## [WHAT IS ASKED]
Only the lines from the one with "Recreate this image" through the one with "const pair = (xs: number[], ys: number[])", inclusive, should be echoed exactly; pictures are left out.

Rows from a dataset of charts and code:
────────
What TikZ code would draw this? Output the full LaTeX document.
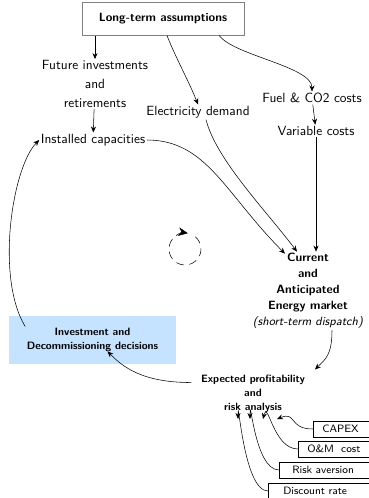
\documentclass[tikz,border=0pt]{standalone}
\usepackage{amsmath}
\usepackage{tikz}
\usetikzlibrary{arrows.meta}
\renewcommand{\familydefault}{\sfdefault}
\definecolor{decblue}{RGB}{197,226,255}

\begin{document}
\begin{tikzpicture}[x=0.75pt,y=-0.75pt,
	txt/.style={align=center, inner sep=1pt, font=\normalsize},
	bold/.style={align=center, inner sep=1pt, font=\footnotesize\bfseries},
	param/.style={draw, anchor=west, minimum height=12pt, inner ysep=1pt, font=\footnotesize, align=left},
	>={Stealth[length=4.5pt,width=3.8pt]}]
	\useasboundingbox (0,0) rectangle (368,498);
	% inputs
	\node[draw=gray, fill=white, minimum width=121.5pt, minimum height=24.5pt, font=\small\bfseries] (lta) at (163,19) {Long-term assumptions};
	\node[txt] (fut) at (95,84) {Future investments\\[2pt]and\\[2pt]retirements};
	\node[txt] (inst) at (93,140) {Installed capacities};
	\node[txt] (dem) at (198,112) {Electricity demand};
	\node[txt] (fuel) at (312,98) {Fuel \& CO2 costs};
	\node[txt] (var) at (316,131) {Variable costs};
	% market and decisions
	\node[bold, font=\small\bfseries] (mkt) at (308,291) {Current\\[1pt]and\\[1pt]Anticipated\\[1pt]Energy market\\[1pt]\textmd{\textit{(short-term dispatch)}}};
	\node[bold] (exp) at (253,394) {Expected profitability\\[1pt]and\\[1pt]risk analysis};
	\node[fill=decblue, minimum width=125pt, minimum height=36pt] (invbg) at (92.5,340) {};
	\node[bold] (inv) at (invbg) {Investment and\\[1pt]Decommissioning decisions};
	\foreach \y/\lx/\ofs/\name/\txt in {
		429/313/9/capex/CAPEX,
		449/298/9/om/O\&M~~cost,
		470/279/13/risk/Risk aversion,
		491/268/15/disc/Discount rate
	}{
		\node[param, inner xsep=\ofs*0.75pt, text width=(378-\lx-2*\ofs)*0.75pt] (\name) at (\lx,\y) {\txt};
	}
	\coordinate (loop) at (185,249);
	% arrows
	\draw[->] (lta.south -| fut) -- (fut);
	\draw[->] (fut) -- (inst);
	\draw[->] (lta.south) ++(4,0) .. controls +(10,25) and +(-10,-25) .. (dem.north);
	\draw[->] (lta.south east) ++(-25,0) .. controls +(15,20) and +(0,-25) .. (fuel.north);
	\draw[->] (fuel) -- (var);
	\draw[->] (var) -- (mkt.north -| var);
	\draw[->] (dem.south) ++(8,0) .. controls +(10,40) and +(-30,-40) .. ([shift={(-11,0)}]mkt.north);
	\draw[->] (inst.east) .. controls +(60,0) and +(-60,-60) .. ([shift={(-23,2)}]mkt.north);
	\draw[->] (mkt.south) ++(24,0) .. controls +(0,25) and +(10,-10) .. ([shift={(62,-4)}]exp.north);
	\draw[->] (exp.north west) ++(-8,9) .. controls +(-50,0) and +(15,15) .. ([shift={(15,-2)}]inv.south);
	\draw[->] (inv.north west) .. controls +(-30,-49) and +(-27,27) .. (inst.west);
	\draw[->] (capex.west) .. controls +(-25,0) and +(20,-8) .. ([shift={(24,25)}]exp.center);
	\draw[->] (om.west) .. controls +(-25,0) and +(5,-20) .. ([shift={(10,25)}]exp.center);
	\draw[->] (risk.west) .. controls +(-25,0) and +(0,-30) .. ([shift={(-3,25)}]exp.center);
	\draw[->] (disc.west) .. controls +(-25,0) and +(0,-30) .. ([shift={(-15,25)}]exp.center);
	\draw[dash pattern=on 6pt off 4pt, -{Stealth[length=7pt,width=6.5pt]}] (loop) ++(-410:16) arc (-410:-80:16);
\end{tikzpicture}
\end{document}
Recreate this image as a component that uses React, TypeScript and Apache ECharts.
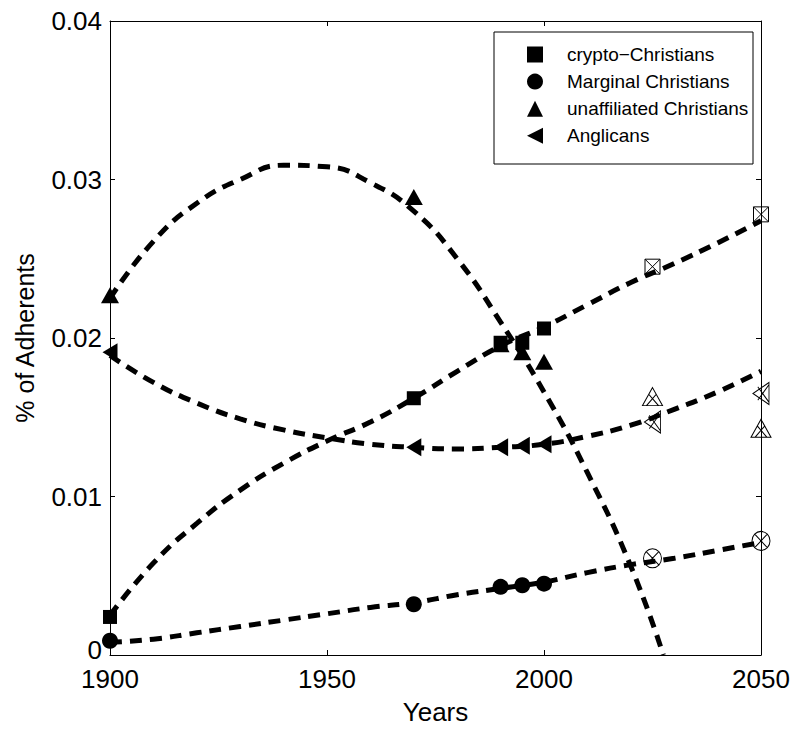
import React, { useEffect, useRef } from "react";
import * as echarts from "echarts";

const obsYears = [1900, 1970, 1990, 1995, 2000];
const projYears = [2025, 2050];

const cryptoObs = [0.0024, 0.0162, 0.0197, 0.0197, 0.0206];
const cryptoProj = [0.0245, 0.0278];
const marginalObs = [0.0009, 0.0032, 0.0043, 0.0044, 0.0045];
const marginalProj = [0.0061, 0.0072];
const unaffObs = [0.0227, 0.0289, 0.0196, 0.0191, 0.0185];
const unaffProj = [0.0163, 0.0143];
const anglObs = [0.0191, 0.0131, 0.0131, 0.0132, 0.0133];
const anglProj = [0.0147, 0.0165];

const fitYears = [1900, 1910, 1920, 1930, 1940, 1950, 1960, 1970, 1980, 1990, 2000, 2010, 2020, 2030, 2040, 2050];
const cryptoFit = [0.0025, 0.0058, 0.0083, 0.0104, 0.0121, 0.0135, 0.0147, 0.0162, 0.0179, 0.0195, 0.0207, 0.0221, 0.0235, 0.0247, 0.026, 0.0274];
const marginalFit = [0.0008, 0.001, 0.0014, 0.0018, 0.0022, 0.0026, 0.003, 0.0033, 0.0038, 0.0042, 0.0046, 0.0052, 0.0057, 0.0061, 0.0066, 0.0071];
const anglFit = [0.0189, 0.0172, 0.0159, 0.0149, 0.0142, 0.0137, 0.0133, 0.0131, 0.013, 0.0131, 0.0133, 0.0138, 0.0145, 0.0155, 0.0166, 0.0179];
const unaffFitYears = [1900, 1910, 1920, 1930, 1940, 1950, 1960, 1970, 1980, 1990, 2000, 2010, 2020, 2027.5];
const unaffFit = [0.0225, 0.0261, 0.0285, 0.03, 0.0309, 0.0308, 0.0298, 0.028, 0.025, 0.021, 0.0166, 0.0115, 0.0056, 0];

const legendNames = ["crypto\u2212Christians", "Marginal Christians", "unaffiliated Christians", "Anglicans"];
const yTicks = [0, 0.01, 0.02, 0.03, 0.04];

const FONT = "Liberation Sans, Arial, sans-serif";

const pair = (xs: number[], ys: number[]) => xs.map((x, i) => [x, ys[i]]);

const SQX = "path://M0,0 L10,0 L10,10 L0,10 Z M0,0 L10,10 M10,0 L0,10";
const CIX = "path://M10,5 A5,5 0 1,1 0,5 A5,5 0 1,1 10,5 Z M1.5,1.5 L8.5,8.5 M8.5,1.5 L1.5,8.5";
const TRX = "path://M5,0 L10,10 L0,10 Z M3,3.5 L8,10 M7,3.5 L2,10";
const LTX = "path://M0,5 L10,0 L10,10 Z M3,2 L10,9 M10,1 L3,8";
const LEFT_TRI = "path://M0,5 L10,0 L10,10 Z";

export default function App() {
  const ref = useRef<HTMLDivElement>(null);
  useEffect(() => {
    if (!ref.current) return;
    const chart = echarts.init(ref.current, null, { renderer: "svg" });
    const dash = { color: "#000", width: 5, type: [12, 8] as number[], cap: "butt" as const };
    const fitLine = (data: number[][]) => ({
      type: "line",
      data,
      showSymbol: false,
      symbol: "none",
      smooth: 0.5,
      lineStyle: dash,
      silent: true,
      z: 3,
    });
    const obs = (name: string, data: number[][], symbol: string, size: any) => ({
      type: "scatter",
      name,
      data,
      symbol,
      symbolSize: size,
      itemStyle: { color: "#000", opacity: 1 },
      clip: false,
      z: 2,
    });
    const proj = (data: number[][], symbol: string, size: any) => ({
      type: "scatter",
      data,
      symbol,
      symbolSize: size,
      itemStyle: { color: "rgba(0,0,0,0)", borderColor: "#000", borderWidth: 1, opacity: 1 },
      clip: false,
      z: 2,
    });
    const axisCommon = {
      axisLine: { show: true, onZero: false, lineStyle: { color: "#000", width: 1 } },
      axisTick: { show: true, inside: true, length: 5, lineStyle: { color: "#000" } },
      splitLine: { show: false },
    };
    chart.setOption({
      animation: false,
      backgroundColor: "#fff",
      grid: { left: 110, top: 21, right: 32, bottom: 78, containLabel: false, outerBoundsMode: "none" },
      legend: {
        data: [
          { name: legendNames[0], icon: "rect" },
          { name: legendNames[1], icon: "circle" },
          { name: legendNames[2], icon: "triangle" },
          { name: legendNames[3], icon: LEFT_TRI },
        ],
        orient: "vertical",
        left: 527,
        top: 45,
        padding: 0,
        itemWidth: 16,
        itemHeight: 16,
        itemGap: 8.1,
        selectedMode: false,
        textStyle: { fontFamily: FONT, fontSize: 19, color: "#000", padding: [0, 0, 0, 19] },
      },
      graphic: [
        {
          type: "rect",
          shape: { x: 494, y: 32, width: 259, height: 132 },
          style: { fill: "none", stroke: "#000", lineWidth: 1 },
          z: 0,
        },
      ],
      xAxis: [
        {
          type: "value",
          min: 1900,
          max: 2050,
          interval: 50,
          position: "bottom",
          name: "Years",
          nameLocation: "middle",
          nameGap: 44,
          nameTextStyle: { fontFamily: FONT, fontSize: 26, color: "#000" },
          axisLabel: { fontFamily: FONT, fontSize: 26, color: "#000", margin: 11, formatter: (v: number) => String(Math.round(v)) },
          ...axisCommon,
        },
        {
          type: "value",
          min: 1900,
          max: 2050,
          interval: 50,
          position: "top",
          axisLabel: { show: false },
          ...axisCommon,
        },
      ],
      yAxis: [
        {
          type: "value",
          min: 0,
          max: 0.04,
          interval: 0.01,
          position: "left",
          name: "% of Adherents",
          nameLocation: "middle",
          nameGap: 73,
          nameTextStyle: { fontFamily: FONT, fontSize: 25, color: "#000" },
          axisLabel: {
            fontFamily: FONT,
            fontSize: 26,
            color: "#000",
            margin: 8,
            formatter: (v: number) => {
              const t = yTicks.find((k) => Math.abs(k - v) < 1e-9);
              return t === 0 ? "{z|0}" : (t ?? v).toFixed(2);
            },
            rich: { z: { fontFamily: FONT, fontSize: 26, color: "#000", padding: [0, 0, 10, 0] } },
          },
          ...axisCommon,
        },
        {
          type: "value",
          min: 0,
          max: 0.04,
          interval: 0.01,
          position: "right",
          axisLabel: { show: false },
          ...axisCommon,
        },
      ],
      series: [
        fitLine(pair(fitYears, cryptoFit)),
        fitLine(pair(fitYears, marginalFit)),
        fitLine(pair(unaffFitYears, unaffFit)),
        fitLine(pair(fitYears, anglFit)),
        obs(legendNames[0], pair(obsYears, cryptoObs), "rect", 14),
        obs(legendNames[1], pair(obsYears, marginalObs), "circle", 16),
        obs(legendNames[2], pair(obsYears, unaffObs), "triangle", [18, 16]),
        obs(legendNames[3], pair(obsYears, anglObs), LEFT_TRI, [15, 18]),
        proj(pair(projYears, cryptoProj), SQX, 15),
        proj(pair(projYears, marginalProj), CIX, [18, 19]),
        proj(pair(projYears, unaffProj), TRX, [20, 18]),
        proj(pair(projYears, anglProj), LTX, [16, 22]),
      ],
    });
    return () => chart.dispose();
  }, []);
  return (
    <div
      ref={ref}
      style={{ position: "absolute", left: 0, top: 0, width: 793, height: 733 }}
    />
  );
}
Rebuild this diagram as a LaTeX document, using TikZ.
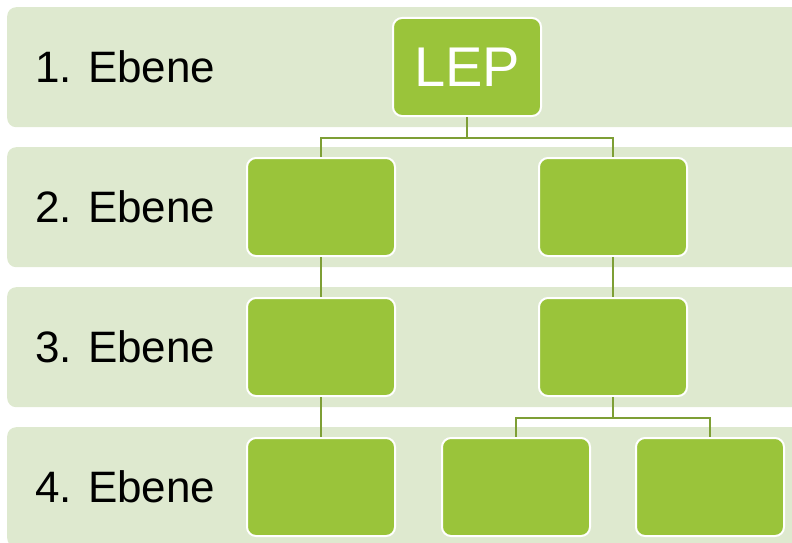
────────
## [WRITTEN ANSWER]
Recreate this image as a component that uses React, TypeScript and Apache ECharts.
import React, { useEffect, useRef } from "react";
import * as echarts from "echarts";

const obsYears = [1900, 1970, 1990, 1995, 2000];
const projYears = [2025, 2050];

const cryptoObs = [0.0024, 0.0162, 0.0197, 0.0197, 0.0206];
const cryptoProj = [0.0245, 0.0278];
const marginalObs = [0.0009, 0.0032, 0.0043, 0.0044, 0.0045];
const marginalProj = [0.0061, 0.0072];
const unaffObs = [0.0227, 0.0289, 0.0196, 0.0191, 0.0185];
const unaffProj = [0.0163, 0.0143];
const anglObs = [0.0191, 0.0131, 0.0131, 0.0132, 0.0133];
const anglProj = [0.0147, 0.0165];

const fitYears = [1900, 1910, 1920, 1930, 1940, 1950, 1960, 1970, 1980, 1990, 2000, 2010, 2020, 2030, 2040, 2050];
const cryptoFit = [0.0025, 0.0058, 0.0083, 0.0104, 0.0121, 0.0135, 0.0147, 0.0162, 0.0179, 0.0195, 0.0207, 0.0221, 0.0235, 0.0247, 0.026, 0.0274];
const marginalFit = [0.0008, 0.001, 0.0014, 0.0018, 0.0022, 0.0026, 0.003, 0.0033, 0.0038, 0.0042, 0.0046, 0.0052, 0.0057, 0.0061, 0.0066, 0.0071];
const anglFit = [0.0189, 0.0172, 0.0159, 0.0149, 0.0142, 0.0137, 0.0133, 0.0131, 0.013, 0.0131, 0.0133, 0.0138, 0.0145, 0.0155, 0.0166, 0.0179];
const unaffFitYears = [1900, 1910, 1920, 1930, 1940, 1950, 1960, 1970, 1980, 1990, 2000, 2010, 2020, 2027.5];
const unaffFit = [0.0225, 0.0261, 0.0285, 0.03, 0.0309, 0.0308, 0.0298, 0.028, 0.025, 0.021, 0.0166, 0.0115, 0.0056, 0];

const legendNames = ["crypto\u2212Christians", "Marginal Christians", "unaffiliated Christians", "Anglicans"];
const yTicks = [0, 0.01, 0.02, 0.03, 0.04];

const FONT = "Liberation Sans, Arial, sans-serif";

const pair = (xs: number[], ys: number[]) => xs.map((x, i) => [x, ys[i]]);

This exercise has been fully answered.